Style Lesson2 Summary

Once Williams’ audience understands the importance of writing clearly, he tackles a typically painful lesson: correctness. By outlining the different kinds of grammar rules, detailing the two kinds of invented rules, and providing examples where authors use “incorrect” grammar correctly, Williams teaches his audience that writing correctly does not mean following every grammatical rule ever established. Correct writing should not interfere with clarity, and when a writer must choose between correctness and clarity, clarity should always win.
Before getting into the dirty details of proper grammar, Williams claims correctness as both a historical accident and as unpredictable. Grammar holds as much power as writers give it, but in order to make grammatical choices one must learn about different types of rules. Williams talks about three kinds of rules- real rules define what makes English (articles precede nouns), the rules of Standard English distinguish standard dialect from nonstandard dialect, and invented rules include Folklore and Elegant Options.
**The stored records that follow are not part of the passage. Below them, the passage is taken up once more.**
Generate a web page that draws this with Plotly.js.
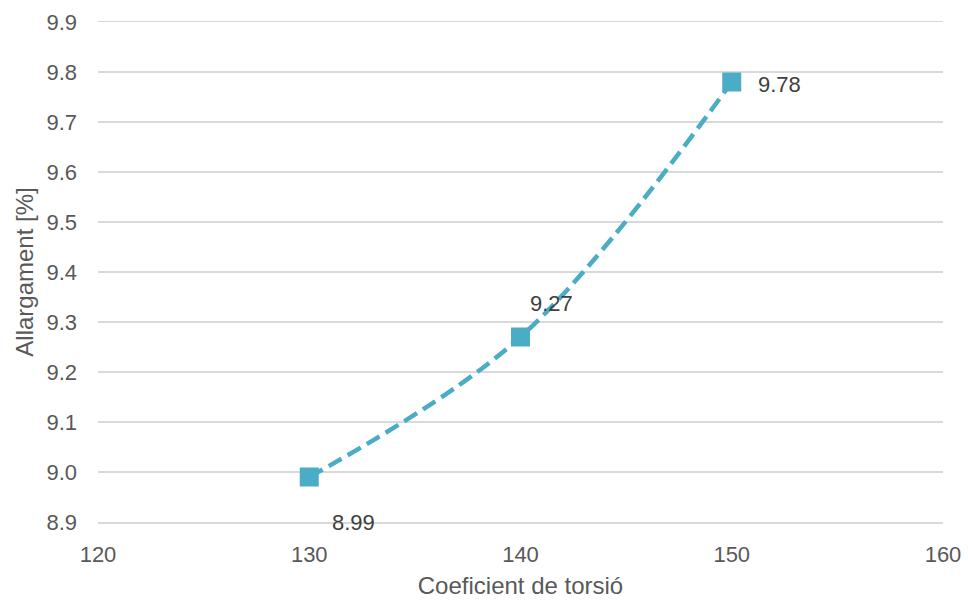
<!DOCTYPE html>
<html>
<head>
<meta charset="utf-8">
<script src="https://cdn.plot.ly/plotly-3.0.1.min.js"></script>
<style>
  html, body { margin: 0; padding: 0; background: #ffffff; }
  #chart { width: 968px; height: 600px; }
</style>
</head>
<body>
<div id="chart"></div>
<script>
// Torsion coefficient vs elongation
const torsio = [130, 140, 150];
const allargament = [8.99, 9.27, 9.78];
const etiquetes = ['8.99', '9.27', '9.78'];
const xTicks = [120, 130, 140, 150, 160];
const yTicks = [8.9, 9.0, 9.1, 9.2, 9.3, 9.4, 9.5, 9.6, 9.7, 9.8, 9.9];

const color = '#4BACC6';
const font = 'Arial, "Liberation Sans", sans-serif';

// label placement per point (pixels from the marker)
const labelShift = [[21, -45], [7, 34], [24, -2]];

const trace = {
  x: torsio,
  y: allargament,
  type: 'scatter',
  mode: 'lines+markers',
  line: { color: color, width: 4.5, dash: '15px,7px', shape: 'spline', smoothing: 1 },
  marker: { symbol: 'square', size: 19, color: color },
  hoverinfo: 'x+y'
};

const annotations = torsio.map((x, i) => ({
  x: x, y: allargament[i], xref: 'x', yref: 'y',
  text: etiquetes[i], showarrow: false,
  xanchor: 'left', yanchor: 'middle',
  xshift: labelShift[i][0], yshift: labelShift[i][1],
  font: { family: font, size: 22, color: '#404040' }
}));

const layout = {
  width: 968, height: 600,
  margin: { l: 98, r: 25, t: 22, b: 78 },
  paper_bgcolor: '#ffffff', plot_bgcolor: '#ffffff',
  showlegend: false,
  font: { family: font, size: 22, color: '#595959' },
  xaxis: {
    range: [120, 160], tickvals: xTicks, ticktext: xTicks.map(String),
    showgrid: false, zeroline: false,
    showline: true, linecolor: '#d9d9d9', linewidth: 1.5, mirror: true,
    ticks: '',
    ticklabelstandoff: 12,
    title: { text: 'Coeficient de torsió', font: { family: font, size: 24, color: '#595959' }, standoff: 11 }
  },
  yaxis: {
    range: [8.9, 9.9], tickvals: yTicks, ticktext: yTicks.map(v => v.toFixed(1)),
    showgrid: true, gridcolor: '#d9d9d9', gridwidth: 1.5,
    zeroline: false, showline: false, ticks: '',
    ticklabelstandoff: 20,
    title: { text: 'Allargament [%]', font: { family: font, size: 24, color: '#595959' }, standoff: 6 }
  },
  annotations: annotations
};

Plotly.newPlot('chart', [trace], layout, { displayModeBar: false, staticPlot: true });
</script>
</body>
</html>
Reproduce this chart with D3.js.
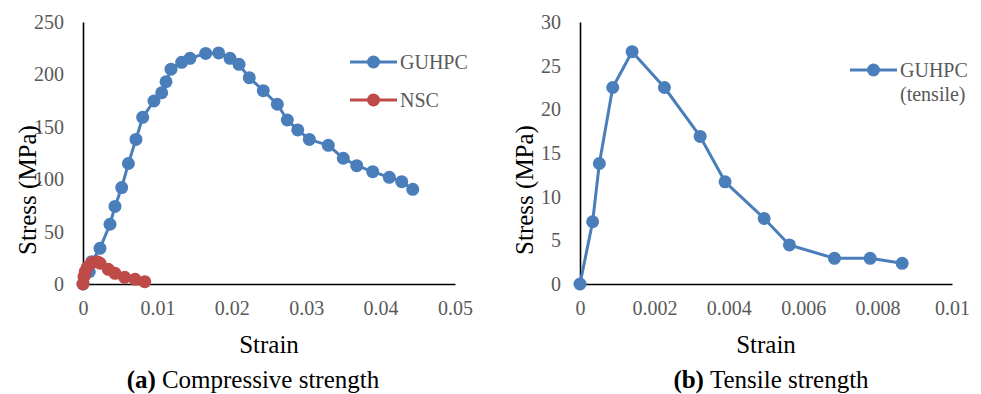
<!DOCTYPE html>
<html>
<head>
<meta charset="utf-8">
<script src="https://cdn.jsdelivr.net/npm/d3@7"></script>
<style>
  html, body { margin: 0; padding: 0; background: #fff; }
  svg { display: block; }
  svg text { font-family: "Liberation Serif", "Times New Roman", serif; }
</style>
</head>
<body>
<svg id="chart" width="981" height="394"></svg>
<script>
// ---- Data ----
const guhpcStrain = [0, 0.00085, 0.00117, 0.00228, 0.00363, 0.0043, 0.0052, 0.0061, 0.00712, 0.00802, 0.00954, 0.01058, 0.01116, 0.01183, 0.01326, 0.01438, 0.01649, 0.01823, 0.01976, 0.02097, 0.02235, 0.02423, 0.02612, 0.02746, 0.02886, 0.03042, 0.03297, 0.03499, 0.03679, 0.03894, 0.04117, 0.04284, 0.04432];
const guhpcStress = [0, 11.7, 21.3, 34, 57, 74, 92, 115, 138, 159, 174.6, 182.5, 193, 205, 211.5, 215.3, 220, 220.5, 215.3, 209.6, 196.9, 184.5, 171.5, 156.5, 147, 138, 132.3, 120, 112.9, 107.2, 101.8, 97.6, 90.3];

const nscStrain = [0, 0.00013, 0.0003, 0.00058, 0.00117, 0.0019, 0.0023, 0.0034, 0.0043, 0.0056, 0.007, 0.0083];
const nscStress = [0, 7, 11.8, 16, 20.3, 21.3, 19.8, 14, 10.2, 6.4, 4.5, 2.2];

const tensileStrain = [0, 0.00034, 0.00052, 0.00088, 0.0014, 0.00227, 0.00323, 0.0039, 0.00495, 0.00563, 0.00684, 0.0078, 0.00866];
const tensileStress = [0, 7.13, 13.8, 22.5, 26.6, 22.5, 16.9, 11.7, 7.5, 4.47, 2.94, 2.94, 2.37];

const compXTicks = [0, 0.01, 0.02, 0.03, 0.04, 0.05];
const compXLabels = ["0", "0.01", "0.02", "0.03", "0.04", "0.05"];
const compYTicks = [0, 50, 100, 150, 200, 250];
const compYLabels = ["0", "50", "100", "150", "200", "250"];

const tensXTicks = [0, 0.002, 0.004, 0.006, 0.008, 0.01];
const tensXLabels = ["0", "0.002", "0.004", "0.006", "0.008", "0.01"];
const tensYTicks = [0, 5, 10, 15, 20, 25, 30];
const tensYLabels = ["0", "5", "10", "15", "20", "25", "30"];

const seriesNames = ["GUHPC", "NSC"];
const tensileLegend = ["GUHPC", "(tensile)"];

// ---- Styles ----
const FONT = "'Liberation Serif', 'Times New Roman', serif";
const BLUE = "#4A7EBB";
const RED = "#BE4B48";
const TICK_COLOR = "#595959";
const TICK_FONT = 20;
const TITLE_FONT = 25;
const R = 6.5;
const LW = 3;

const svg = d3.select("#chart");

function zip(xs, ys) { return xs.map((x, i) => ({ x, y: ys[i] })); }

function drawPanel(opts) {
  const x = d3.scaleLinear().domain(opts.xDomain).range(opts.xRange);
  const y = d3.scaleLinear().domain(opts.yDomain).range(opts.yRange);
  const g = svg.append("g");

  // y axis
  const yAxis = d3.axisLeft(y).tickValues(opts.yTicks)
    .tickFormat((d, i) => opts.yLabels[i]).tickSize(0).tickPadding(19);
  const ya = g.append("g").attr("transform", `translate(${opts.xRange[0]},0)`).call(yAxis)
    .attr("font-family", FONT).attr("font-size", TICK_FONT);
  ya.select(".domain").attr("stroke", "#000").attr("stroke-width", 1.6);
  ya.selectAll("text").attr("fill", TICK_COLOR);

  // x axis
  const xAxis = d3.axisBottom(x).tickValues(opts.xTicks)
    .tickFormat((d, i) => opts.xLabels[i]).tickSize(0).tickPadding(16.8);
  const xa = g.append("g").attr("transform", `translate(0,${opts.yRange[0]})`).call(xAxis)
    .attr("font-family", FONT).attr("font-size", TICK_FONT);
  xa.select(".domain").attr("stroke", "#000").attr("stroke-width", 1.6);
  xa.selectAll("text").attr("fill", TICK_COLOR);

  // series
  const line = d3.line().x(d => x(d.x)).y(d => y(d.y));
  opts.series.forEach(s => {
    const data = zip(s.xs, s.ys);
    g.append("path").datum(data).attr("d", line).attr("fill", "none")
      .attr("stroke", s.color).attr("stroke-width", LW).attr("stroke-linejoin", "round");
    g.selectAll(null).data(data).enter().append("circle")
      .attr("cx", d => x(d.x)).attr("cy", d => y(d.y)).attr("r", R).attr("fill", s.color);
  });

  // axis titles
  const cx = (opts.xRange[0] + opts.xRange[1]) / 2;
  g.append("text").attr("x", cx).attr("y", 353).attr("text-anchor", "middle")
    .attr("font-family", FONT).attr("font-size", TITLE_FONT).attr("fill", "#000").text("Strain");
  g.append("text").attr("transform", `translate(${opts.xRange[0] - 47},190) rotate(-90)`)
    .attr("text-anchor", "middle").attr("font-family", FONT).attr("font-size", TITLE_FONT)
    .attr("fill", "#000").text("Stress (MPa)");

  // caption
  const cap = g.append("text").attr("x", opts.capX).attr("y", 388).attr("text-anchor", "middle")
    .attr("font-family", FONT).attr("font-size", TITLE_FONT).attr("fill", "#000");
  cap.append("tspan").attr("font-weight", "bold").text(opts.capBold);
  cap.append("tspan").attr("dx", 6).text(opts.capText);

  // legend
  opts.legend.forEach(l => {
    g.append("line").attr("x1", l.x).attr("x2", l.x + 47).attr("y1", l.y).attr("y2", l.y)
      .attr("stroke", l.color).attr("stroke-width", LW);
    g.append("circle").attr("cx", l.x + 23.5).attr("cy", l.y).attr("r", R).attr("fill", l.color);
    const t = g.append("text").attr("x", l.x + 50).attr("y", l.y)
      .attr("font-family", FONT).attr("font-size", TICK_FONT).attr("fill", TICK_COLOR);
    l.lines.forEach((s, i) => {
      t.append("tspan").attr("x", l.x + 50).attr("dy", i === 0 ? "0.35em" : "1.2em").text(s);
    });
  });
}

drawPanel({
  xDomain: [0, 0.05], xRange: [83, 455],
  yDomain: [0, 250], yRange: [284, 22],
  xTicks: compXTicks, xLabels: compXLabels,
  yTicks: compYTicks, yLabels: compYLabels,
  series: [
    { xs: guhpcStrain, ys: guhpcStress, color: BLUE },
    { xs: nscStrain, ys: nscStress, color: RED }
  ],
  capX: 253, capBold: "(a)", capText: "Compressive strength",
  legend: [
    { x: 350, y: 62, color: BLUE, lines: [seriesNames[0]] },
    { x: 350, y: 100, color: RED, lines: [seriesNames[1]] }
  ]
});

drawPanel({
  xDomain: [0, 0.01], xRange: [580, 952],
  yDomain: [0, 30], yRange: [284, 22],
  xTicks: tensXTicks, xLabels: tensXLabels,
  yTicks: tensYTicks, yLabels: tensYLabels,
  series: [
    { xs: tensileStrain, ys: tensileStress, color: BLUE }
  ],
  capX: 771, capBold: "(b)", capText: "Tensile strength",
  legend: [
    { x: 850, y: 70, color: BLUE, lines: tensileLegend }
  ]
});
</script>
</body>
</html>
Because real rules are so simple and only difficult for a stranger to the English language, Williams details the two kinds of Invented Rules, beginning with Folklore. Very few readers notice if Folklore rules are violated, and because many writers ignore them, they are not really rules at all (Ex: beginning sentences with and, but, or because). Next, Williams discusses Elegant Options. Very few readers notice these rules as well, and authors choose to follow them as a stylistic move rather than a correctness move (Ex: don’t end a sentence with a preposition).
After reviewing the three kinds of rules, and looking at examples where violation of Folklore rules and Elegant Options are ok, Williams reader understands that if readers and writers ignore a rule, then the grammarians should change their rules rather then the writers. Although Williams believes in correctness, he understands that writers enjoy perusing choices that arise when writing clearly and gracefully, not grammatically correct.